One example: I have talked to so many others writers who have a book and spend all their time pushing it; they then realize that despite the glory of sharing one’s work, there is a darker side: the performance. Catching a glimpse of yourself in the performative space of branding and sales can make you feel empty, soulless and tired. It is the uncanny valley.
But when we have contracts and promises, we have a duty to share our creations and engage with others, which means we each, as individuals, must gauge where the line of authenticity and gratitude and joy becomes performance and resentment and chore. We have to know when our success is holding us back.
Someone recently said to me, “Success made me timid. Once I realized people liked me and trusted me and expected things from me, I started going inward and getting quieter, choosing my words, cutting out parts of myself that I’d share publicly because I didn’t want to run the risk of people not liking me.”
That made me feel sad. Like, stone-in-the-fucking-chest sad. I felt sad because I recognized myself in it. Being a writer or creator means taking on a certain responsibility — to yourself, your community, your platform. It requires care, nourishment, and respect. That cannot be neglected. But sometimes, when you do have the pressure of engagement, you don’t know what will work for or speak to or help everyone. So you freeze. You question yourself. You wonder why you’re there at all.
We have to reevaluate what’s working and what isn’t about our success, our availability, and our day-to-day lives as creators AND humans.
When we have the chance to share our voices, to speak out, to do something beyond ourselves, to make community spaces, to publish a fucking book that people read — we are doing something magical, magnificent, and life-altering. I should know this. I am the first person in my family to go to college — straight out of foster care. I took out thousands of dollars in loans and got a Master’s degree because I thought it’d give me a leg up (it gave me some big opportunities — along with massive debt). I fought CPTSD and extreme trauma to get where I am, so how dare I question it?

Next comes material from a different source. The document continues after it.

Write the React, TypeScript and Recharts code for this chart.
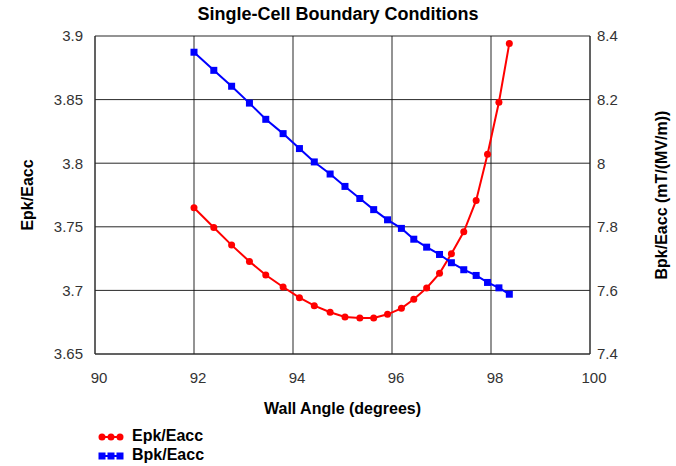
import React from 'react';
import {
  LineChart, Line, XAxis, YAxis, CartesianGrid
} from 'recharts';

// wall angle (degrees), shared by both series
const angles = [
  92.0, 92.4, 92.76, 93.12, 93.45, 93.8, 94.13, 94.43, 94.75, 95.05, 95.35, 95.63,
  95.91, 96.19, 96.44, 96.7, 96.96, 97.2, 97.45, 97.7, 97.93, 98.16, 98.37,
];
const epk = [
  3.765, 3.7495, 3.7356, 3.7228, 3.7121, 3.7027, 3.6943, 3.688, 3.6828, 3.6791, 3.6783, 3.6783,
  3.6812, 3.6859, 3.693, 3.7019, 3.7134, 3.7288, 3.7461, 3.7707, 3.8071, 3.8479, 3.8942,
];
const bpk = [
  8.349, 8.292, 8.242, 8.189, 8.138, 8.093, 8.046, 8.004, 7.966, 7.927, 7.889, 7.854,
  7.822, 7.795, 7.761, 7.736, 7.713, 7.687, 7.665, 7.647, 7.625, 7.608, 7.588,
];
const xTicks = [90, 92, 94, 96, 98, 100];
const leftTicks = [3.65, 3.7, 3.75, 3.8, 3.85, 3.9];
const rightTicks = [7.4, 7.6, 7.8, 8, 8.2, 8.4];

const data = angles.map((a, i) => ({ angle: a, epk: epk[i], bpk: bpk[i] }));

const FONT = '"Liberation Sans", Arial, sans-serif';

const SquareDot = (props: any) => {
  const { cx, cy, index } = props;
  if (cx == null || cy == null) return <g key={index} />;
  return <rect key={index} x={cx - 3.5} y={cy - 3.5} width={7} height={7} fill="#0000ff" />;
};

const LegendMark = ({ color, square }: { color: string; square?: boolean }) => (
  <svg width={26} height={10} style={{ verticalAlign: 'middle' }}>
    <line x1={1} y1={5} x2={25} y2={5} stroke={color} strokeWidth={2} />
    {[4, 13, 22].map((x) =>
      square ? (
        <rect key={x} x={x - 3.5} y={1.5} width={7} height={7} fill={color} />
      ) : (
        <circle key={x} cx={x} cy={5} r={3.5} fill={color} />
      )
    )}
  </svg>
);

export default function App() {
  const tickStyle = { fontFamily: FONT, fontSize: 15, fill: '#333' };
  return (
    <div style={{ position: 'absolute', left: 0, top: 0, width: 676, height: 466, background: '#fff' }}>
      <div
        style={{
          position: 'absolute', left: 0, width: 676, top: 4, textAlign: 'center',
          fontFamily: FONT, fontWeight: 'bold', fontSize: 18, color: '#000',
        }}
      >
        Single-Cell Boundary Conditions
      </div>
      <LineChart
        width={676}
        height={466}
        data={data}
        margin={{ top: 36, right: 0, bottom: 50, left: 0 }}
      >
        <CartesianGrid stroke="#111" strokeOpacity={0.9} yAxisId="left" />
        <XAxis
          dataKey="angle"
          type="number"
          domain={[90, 100]}
          ticks={xTicks}
          allowDataOverflow
          tickLine={false}
          axisLine={{ stroke: '#333' }}
          tick={tickStyle}
          tickMargin={12}
          dx={4}
          height={62}
          label={{
            value: 'Wall Angle (degrees)', position: 'insideBottom', offset: 2,
            style: { fontFamily: FONT, fontWeight: 'bold', fontSize: 16, fill: '#000' },
          }}
        />
        <YAxis
          yAxisId="left"
          domain={[3.65, 3.9]}
          ticks={leftTicks}
          allowDataOverflow
          width={95}
          tickLine={false}
          axisLine={{ stroke: '#333' }}
          tick={tickStyle}
          tickMargin={6}
          label={{
            value: 'Epk/Eacc', angle: -90, position: 'insideLeft', offset: 27,
            style: { textAnchor: 'middle', fontFamily: FONT, fontWeight: 'bold', fontSize: 16, fill: '#000' },
          }}
        />
        <YAxis
          yAxisId="right"
          orientation="right"
          domain={[7.4, 8.4]}
          ticks={rightTicks}
          allowDataOverflow
          width={86}
          tickLine={false}
          axisLine={{ stroke: '#333' }}
          tick={tickStyle}
          tickMargin={1}
          label={{
            value: 'Bpk/Eacc (mT/(MV/m))', angle: -90, position: 'insideRight', offset: 15,
            style: { textAnchor: 'middle', fontFamily: FONT, fontWeight: 'bold', fontSize: 16, fill: '#000' },
          }}
        />
        <Line
          yAxisId="left"
          dataKey="epk"
          name="Epk/Eacc"
          stroke="#ff0000"
          strokeWidth={2}
          dot={{ r: 3.5, fill: '#ff0000', stroke: '#ff0000', strokeWidth: 0 }}
          isAnimationActive={false}
        />
        <Line
          yAxisId="right"
          dataKey="bpk"
          name="Bpk/Eacc"
          stroke="#0000ff"
          strokeWidth={2}
          dot={SquareDot}
          isAnimationActive={false}
        />
      </LineChart>
      <div
        style={{
          position: 'absolute', left: 98, top: 426, fontFamily: FONT, fontWeight: 'bold',
          fontSize: 16, color: '#000', lineHeight: '19px',
        }}
      >
        <div><LegendMark color="#ff0000" /><span style={{ marginLeft: 8 }}>Epk/Eacc</span></div>
        <div><LegendMark color="#0000ff" square /><span style={{ marginLeft: 8 }}>Bpk/Eacc</span></div>
      </div>
    </div>
  );
}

Because we each get to reevaluate what is working and what isn’t. When we don’t assess what makes us feel good and true and right, we can never grow or be okay in our own skin.
I have talked to so, so, so many people whose success became a sort of albatross — precisely because it is not always in alignment with what feels right. You can have and lack something at the same time.
I feel like on my way “up,” I forgot to shed some necessary skin. But then I realized that my sense of success is more internal. It’s more about how I feel about myself than, say, follower count.
In the end, I have decided to make a list of things that I personally can do to alleviate some of those pressures and fears:
Find gratitude and start from there. It is a privilege to be in the position of questioning what success looks like.
Stop letting social media dictate my “brand.” Instead, share more of myself, without fear of it being “off-brand.” If I lose followers, oh well.
Nurture hobbies outside of my career path.
Stop trying to make everyone like you. Stop worrying you’ll offend someone. Just try your best at being kind — and if it doesn’t cut it, fuck it.
Realize that “success” is determined by how you feel about yourself or what you can do for others, not by what you have.
There is such thing as too much of a good thing. Realize that rest, silence, and time away is necessary.
This is my confession. I hope it resonates.